Thomas Jefferson said in 1789, before becoming the titular head of the Republican Party, which led to his election to the presidency in 1800, “I never submitted the whole system of my opinions to the creed of any party of men whatever, in religion, in philosophy, in politics, or in anything else, where I was capable of thinking for myself. Such an addiction is the last degradation of a free and moral agent. If I could not go to heaven but with a party, I would not go there at all.”
I assume Pelosi holds no such animosity toward the privileged few bankrolling her political party.
IBD pointedly notes that Pelosi was one of those who stood and applauded when the president scolded a captive audience of Supreme Court justices on national television during a State of the Union address for “having reversed a century of law.” Justice Samuel Alito mouthed, “Not true,” perhaps referring to two centuries of First Amendment principles regarding abridgement of speech.
It is downright ironic that America’s first black president appealed for support and enforcement of a century-old law.

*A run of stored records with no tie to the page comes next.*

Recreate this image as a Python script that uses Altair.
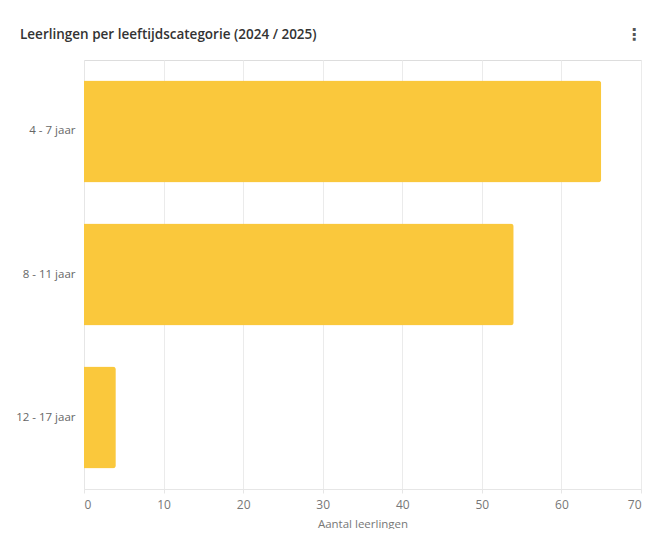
import altair as alt
import pandas as pd

categories = ["4 - 7 jaar", "8 - 11 jaar", "12 - 17 jaar"]
values = [65, 54, 4]
x_ticks = [0, 10, 20, 30, 40, 50, 60, 70]
title_text = "Leerlingen per leeftijdscategorie (2024 / 2025)"
x_title = "Aantal leerlingen"

df = pd.DataFrame({"categorie": categories, "aantal": values})
FONT = "Open Sans"

bars = alt.Chart(df).mark_bar(color="#FAC83C", cornerRadiusEnd=3).encode(
    x=alt.X("aantal:Q",
            scale=alt.Scale(domain=[0, 70], nice=False),
            axis=alt.Axis(values=x_ticks, title=x_title, grid=True, gridColor="#ebebeb",
                          domainColor="#e6e6e6", tickColor="#e6e6e6", tickSize=4,
                          labelColor="#777777", labelFontSize=12, labelFont=FONT,
                          titleColor="#777777", titleFontSize=11.5, titleFont=FONT,
                          titleFontWeight="normal", titlePadding=8, labelPadding=6)),
    y=alt.Y("categorie:N", sort=categories,
            scale=alt.Scale(paddingInner=0.287, paddingOuter=0.143),
            axis=alt.Axis(title=None, ticks=False, domain=True, domainColor="#e6e6e6",
                          labelColor="#666666", labelFontSize=11.5, labelFont=FONT,
                          labelPadding=9)),
)

title = alt.Chart(pd.DataFrame({"t": [title_text]})).mark_text(
    align="left", baseline="middle", font=FONT, fontSize=13.5, fontWeight=600, color="#333333"
).encode(x=alt.value(-64), y=alt.value(-25), text="t:N")

dots = alt.Chart(pd.DataFrame({"t": ["⋮"]})).mark_text(
    align="center", baseline="middle", font="DejaVu Sans", fontSize=16, fontWeight="bold", color="#555555"
).encode(x=alt.value(550), y=alt.value(-25), text="t:N")

chart = alt.layer(bars, title, dots).properties(
    width=557, height=429,
    padding={"left": 76, "top": 52, "right": 4, "bottom": 40},
    autosize=alt.AutoSizeParams(type="none"),
).configure_view(stroke=None).configure(background="white")

chart.save("out.html", embed_options={"renderer": "svg", "actions": False})
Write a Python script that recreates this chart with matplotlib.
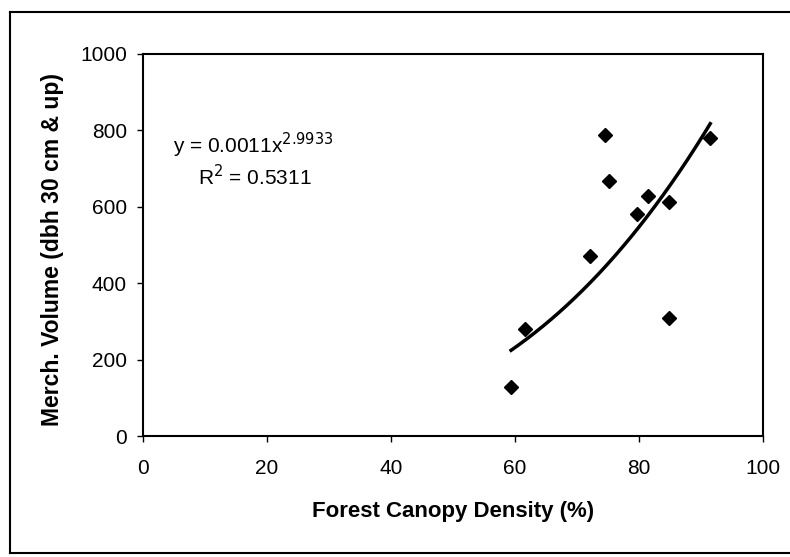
import numpy as np
import matplotlib
matplotlib.use("Agg")
import matplotlib.pyplot as plt
from matplotlib.lines import Line2D

plt.rcParams['font.family'] = ['Liberation Sans', 'DejaVu Sans']

# datos
densidad = [59.4, 61.7, 72.1, 74.5, 75.2, 79.7, 81.4, 84.9, 84.9, 91.5]
volumen = [128, 280, 470, 788, 668, 580, 628, 612, 310, 780]

# linea de tendencia potencial (segun la ecuacion del grafico)
coef_a = 0.0011
coef_b = 2.9933
r2 = 0.5311

x_ticks = [0, 20, 40, 60, 80, 100]
y_ticks = [0, 200, 400, 600, 800, 1000]

fig = plt.figure(figsize=(7.9, 5.57), dpi=100)
ax = fig.add_axes([0.1804, 0.2172, 0.7854, 0.6859])

x_linea = np.linspace(min(densidad), max(densidad), 200)
y_linea = coef_a * x_linea ** coef_b
ax.plot(x_linea, y_linea, color='black', lw=2.5, zorder=2)
ax.plot(densidad, volumen, linestyle='none', marker='D', ms=7.3,
        color='black', zorder=3)

ax.set_xlim(0, 100)
ax.set_ylim(0, 1000)
ax.set_xticks(x_ticks)
ax.set_yticks(y_ticks)
ax.tick_params(direction='out', length=4.3, width=1, labelsize=15)
ax.tick_params(axis='x', pad=12)
ax.tick_params(axis='y', pad=7)
for s in ax.spines.values():
    s.set_linewidth(1.5)

ax.set_xlabel('Forest Canopy Density (%)', fontsize=16, fontweight='bold',
              va='center')
ax.xaxis.set_label_coords(0.5, -0.1976)
ax.set_ylabel('Merch. Volume (dbh 30 cm & up)', fontsize=16.5,
              fontweight='bold', va='center')
ax.yaxis.set_label_coords(-0.1458, 0.487)

ax.text(4.9, 740, r'y = 0.0011x$^{2.9933}$', fontsize=15, va='baseline',
        ha='left')
ax.text(8.9, 657, r'R$^{2}$ = ' + f'{r2:.4f}', fontsize=15, va='baseline',
        ha='left')

# marco exterior
for xs, ys in [([0.013, 0.013], [0.007, 0.978]),
               ([0.013, 0.999], [0.978, 0.978]),
               ([0.013, 0.999], [0.007, 0.007])]:
    fig.add_artist(Line2D(xs, ys, transform=fig.transFigure,
                          color='black', lw=1.5))

fig.savefig('out.png', dpi=100)
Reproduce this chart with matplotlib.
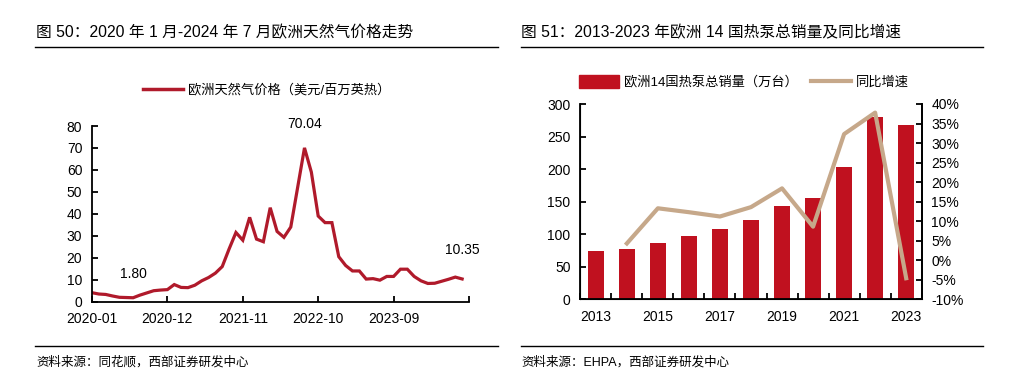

Someone should remind Obama that the century-old law was sponsored by Democratic Sen. “Pitchfork Ben” Tillman of South Carolina — the leader of a lynch mob known as the “Red Shirts,” the man who declared, “The Negro must remain subordinated or be exterminated” in order to “keep the white race at the top of the heap.”
Tillman pressed the ban on corporate free speech because he feared the rise of blacks employed by Northern companies. It was a way to squelch speech he feared and was intended to keep power from the “Negroes.”
Justice Clarence Thomas — whom Harry Reid called an “embarrassment” and said his opinions were “poorly written” — pointed this out in remarks delivered during a speech at Stetson University College of Law in Gulfport, Fla., shortly after Obama’s State of the Union speech, which Thomas refused to attend — on principle, not politics.
A student asked Justice Thomas about Obama’s public chiding of the court by saying: “With all due deference to the separation of powers, last week, the Supreme Court reversed a century of law to open the floodgates for special interests — including foreign corporations — to spend without limit in our elections. Well, I don’t think American elections should be bankrolled by America’s most powerful interests.” The foreign corporations part was utterly false.
“First of all, remember most of the regulation of corporations started with the Tillman Act. Go back and read why Tillman introduced that legislation to regulate corporations. … Tillman was from South Carolina, and, as I hear the story, he was concerned that the corporations, Republican corporations, were favorable toward blacks.
“And he felt that there was a need to regulate them. So we don’t raise this to the plane of some sort of beatific action.
“But that aside, I’ve taken the position that the court adopted with respect to how we associate. If 10 of you got together and decided to speak just as a group, you say you have a First Amendment right to speak and a First Amendment right of association …
“I find it fascinating that the people who were editorializing against it were The New York Times Company and The Washington Post Company, who were exempted by statute. So then it becomes a statutory right, not a constitutional right.”
At a whim, Congress can revoke a statutory right. Are the Times and Post willing to depend on the whim of a fickle Congress for their free press rights instead of the Constitution?
Pelosi, Obama, the Times and the Post would like to pick and choose which groups of people get to coalesce and spend their money to advance their ideas and principles. It doesn’t work that way. Free speech belongs to all and to all groups — political parties, corporations, unions, clubs, factions, sects, bridge clubs, newspapers and quilting bees.
It is the first recourse of scoundrels who fear their loss of power to attempt to gag others.
Someone should remind Harry Reid, too.